Блестящее по форме, но совершенно не представляющее никакой ценности с исторической точки зрения, сочинение Филострата не было прямо направлено против христианства. Оно написано скорее с целью прославления пифагорейской философии, в лице ее последнего великого учителя, с целью возвышения выродившейся государственной религии и очищения нравов. Но сравнение Аполлония с Христом было настолько естественно, напрашивалось само собой, что уже в эпоху страшных гонений Диоклетиана (303–311) пифагореец противопоставлялся мудрецу из Назарета как языческий идеал ниспосланного богом мессии. Трудно с достоверностью решить, насколько близок был исторический Аполлоний к созданному Филостратом романтически-идеальному образу его. Несомненным представляется лишь то, что святой пророк из Тианы, соединивший в себе мудрость брахманов и египтян, греков и римлян, в качестве исцелителя больных и заклинателя духов достиг великой славы, в особенности на Востоке, погруженном в религиозный синкретизм. Аполлоний благодаря своей преисполненной достоинства внешности, своей безупречной жизни, а также благодаря своим обширным познаниям приобрел многочисленных учеников.

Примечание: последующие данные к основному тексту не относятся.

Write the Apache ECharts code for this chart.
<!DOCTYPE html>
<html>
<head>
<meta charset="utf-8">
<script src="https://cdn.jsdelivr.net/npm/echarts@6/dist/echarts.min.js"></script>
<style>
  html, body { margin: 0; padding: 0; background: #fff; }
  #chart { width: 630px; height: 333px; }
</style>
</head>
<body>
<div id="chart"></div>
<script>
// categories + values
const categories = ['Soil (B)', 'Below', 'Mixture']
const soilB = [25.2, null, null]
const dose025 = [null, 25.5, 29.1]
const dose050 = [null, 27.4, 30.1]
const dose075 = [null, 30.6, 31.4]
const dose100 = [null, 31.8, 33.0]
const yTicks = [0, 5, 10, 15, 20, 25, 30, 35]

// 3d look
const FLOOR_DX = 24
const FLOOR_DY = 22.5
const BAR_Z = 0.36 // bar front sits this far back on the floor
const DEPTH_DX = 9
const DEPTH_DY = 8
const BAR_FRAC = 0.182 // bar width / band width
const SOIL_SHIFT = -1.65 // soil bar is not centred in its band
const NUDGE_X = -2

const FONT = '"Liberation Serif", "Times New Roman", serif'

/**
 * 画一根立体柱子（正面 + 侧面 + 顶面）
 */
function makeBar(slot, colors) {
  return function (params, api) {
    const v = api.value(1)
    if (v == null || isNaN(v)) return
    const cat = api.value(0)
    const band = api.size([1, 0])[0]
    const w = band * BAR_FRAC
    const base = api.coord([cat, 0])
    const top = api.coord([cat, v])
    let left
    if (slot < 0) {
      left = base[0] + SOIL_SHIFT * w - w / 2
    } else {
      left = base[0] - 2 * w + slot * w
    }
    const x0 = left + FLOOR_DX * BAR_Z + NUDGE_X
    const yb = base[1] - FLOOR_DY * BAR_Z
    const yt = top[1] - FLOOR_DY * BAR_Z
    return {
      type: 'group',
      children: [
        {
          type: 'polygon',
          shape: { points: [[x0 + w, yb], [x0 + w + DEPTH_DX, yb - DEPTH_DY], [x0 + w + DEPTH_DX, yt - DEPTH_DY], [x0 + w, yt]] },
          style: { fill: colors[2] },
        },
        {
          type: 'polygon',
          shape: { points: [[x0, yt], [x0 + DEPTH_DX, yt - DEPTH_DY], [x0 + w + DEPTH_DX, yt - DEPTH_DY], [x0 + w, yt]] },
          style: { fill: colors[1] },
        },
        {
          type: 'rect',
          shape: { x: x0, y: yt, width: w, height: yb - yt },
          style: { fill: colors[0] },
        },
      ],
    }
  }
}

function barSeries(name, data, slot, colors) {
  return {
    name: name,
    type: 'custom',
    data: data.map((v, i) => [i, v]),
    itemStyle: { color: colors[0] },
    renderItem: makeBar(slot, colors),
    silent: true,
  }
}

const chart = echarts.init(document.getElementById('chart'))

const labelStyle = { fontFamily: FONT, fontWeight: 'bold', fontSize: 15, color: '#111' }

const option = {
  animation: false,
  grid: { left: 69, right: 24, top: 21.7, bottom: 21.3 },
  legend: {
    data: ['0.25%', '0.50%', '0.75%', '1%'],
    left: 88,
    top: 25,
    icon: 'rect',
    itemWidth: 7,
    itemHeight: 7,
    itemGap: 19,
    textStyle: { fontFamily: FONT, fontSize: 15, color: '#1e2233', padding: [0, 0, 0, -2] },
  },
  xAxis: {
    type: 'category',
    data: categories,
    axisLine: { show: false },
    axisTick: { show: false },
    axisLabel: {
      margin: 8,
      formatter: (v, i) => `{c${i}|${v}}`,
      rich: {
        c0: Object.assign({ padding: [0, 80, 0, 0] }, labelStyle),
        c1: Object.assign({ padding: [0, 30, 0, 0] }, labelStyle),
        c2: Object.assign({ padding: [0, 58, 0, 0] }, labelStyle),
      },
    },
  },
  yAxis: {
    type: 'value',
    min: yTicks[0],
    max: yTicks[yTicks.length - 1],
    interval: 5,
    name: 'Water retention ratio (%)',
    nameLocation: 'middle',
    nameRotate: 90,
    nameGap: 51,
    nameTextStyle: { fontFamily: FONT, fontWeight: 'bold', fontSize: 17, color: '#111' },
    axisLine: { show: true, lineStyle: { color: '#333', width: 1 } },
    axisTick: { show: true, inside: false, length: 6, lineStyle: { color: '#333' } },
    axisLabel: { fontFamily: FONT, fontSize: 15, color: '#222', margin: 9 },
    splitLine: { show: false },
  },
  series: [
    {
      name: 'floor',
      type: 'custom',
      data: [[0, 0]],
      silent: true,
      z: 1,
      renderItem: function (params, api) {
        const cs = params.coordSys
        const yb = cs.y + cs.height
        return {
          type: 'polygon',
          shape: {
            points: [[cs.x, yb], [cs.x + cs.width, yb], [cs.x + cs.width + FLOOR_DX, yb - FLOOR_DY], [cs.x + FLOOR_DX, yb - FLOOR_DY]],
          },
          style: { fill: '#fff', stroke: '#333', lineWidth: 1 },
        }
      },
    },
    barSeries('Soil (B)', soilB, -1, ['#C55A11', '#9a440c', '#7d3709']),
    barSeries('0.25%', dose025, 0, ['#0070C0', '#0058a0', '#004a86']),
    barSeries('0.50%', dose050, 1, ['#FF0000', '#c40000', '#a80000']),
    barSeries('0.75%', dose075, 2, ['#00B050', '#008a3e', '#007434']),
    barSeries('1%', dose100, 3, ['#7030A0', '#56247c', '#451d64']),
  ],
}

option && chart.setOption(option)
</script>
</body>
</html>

И на самом деле, идеальный античный образ Аполлония, каким его обрисовал Филострат, во многих отношениях напоминает высокую личность основателя христианской религии: он сын Божий, он обладает сверхъестественной силой творить чудеса и провидеть скрытое от глаз других людей царство будущего, он исцеляет больных и бесноватых и воскрешает дочь римского консула. Он странствует в сопровождении своих учеников и подвергается преследованиям вследствие предательства одного из них. И как Христос видел Свою миссию не в том, чтобы нарушать закон, а в том, чтобы выполнять его, так и Аполлоний считался не основателем религии, а религиозно-нравственным реформатором язычества. Разница лишь в одном: Аполлоний не в силах был преобразовать широко развившееся и уже искаженное учение пифагорейцев, так как это сделал Иисус из Назарета с религией Иеговы.

Аполлоний учредил тайный союз по образцу пифагорейцев и, стремясь поднять нравственный уровень глубоко павшего человечества, подобно Пифагору, «этому основателю теоретической и практической религиозной философии», проповедовал искреннее стремление к самопознанию, справедливость и человеколюбие и старался осуществить все это в своей собственной жизни. Он был смелым борцом за свободу и естественные права человека, попираемые свирепым деспотизмом цезарей.

Но, несмотря на все свое нравственное величие, Аполлоний не оказал на своих современников такого могущественного влияния, как его великий предшественник. Язычество, доживавшее свои последние дни, не имело сил для настоящего возрождения.

Орфики и орфеотелесты

После распада пифагорейского союза его члены, изгнанные из Южной Италии, нашли себе приют в Элладе, где они присоединились к тайному союзу орфиков; подобно элевсинским мистериям, союз этот ведет свое происхождение от легендарного Орфея.

Орфей символизировал первоначально мощный расцвет природы, быстрое увядание которой оплакивалось в грустных религиозных гимнах. Оплакиваемый в этих песнях герой превратился и сам со временем в прославленного певца. Песни его, впрочем, до нас не дошли, но обаяние чудесных напевов было так неотразимо, что они оживляли даже мертвую природу, вызывали восторг в сердцах людей и смягчали гнев неумолимых богов.

Впоследствии Орфей изображался главным образом первым провозвестником тайного религиозного учения жрецов, совершавших посвящения и искупительные очищения. Он считался основателем и главой мистической секты орфиков, возникшей в 600 г. до Р. Х.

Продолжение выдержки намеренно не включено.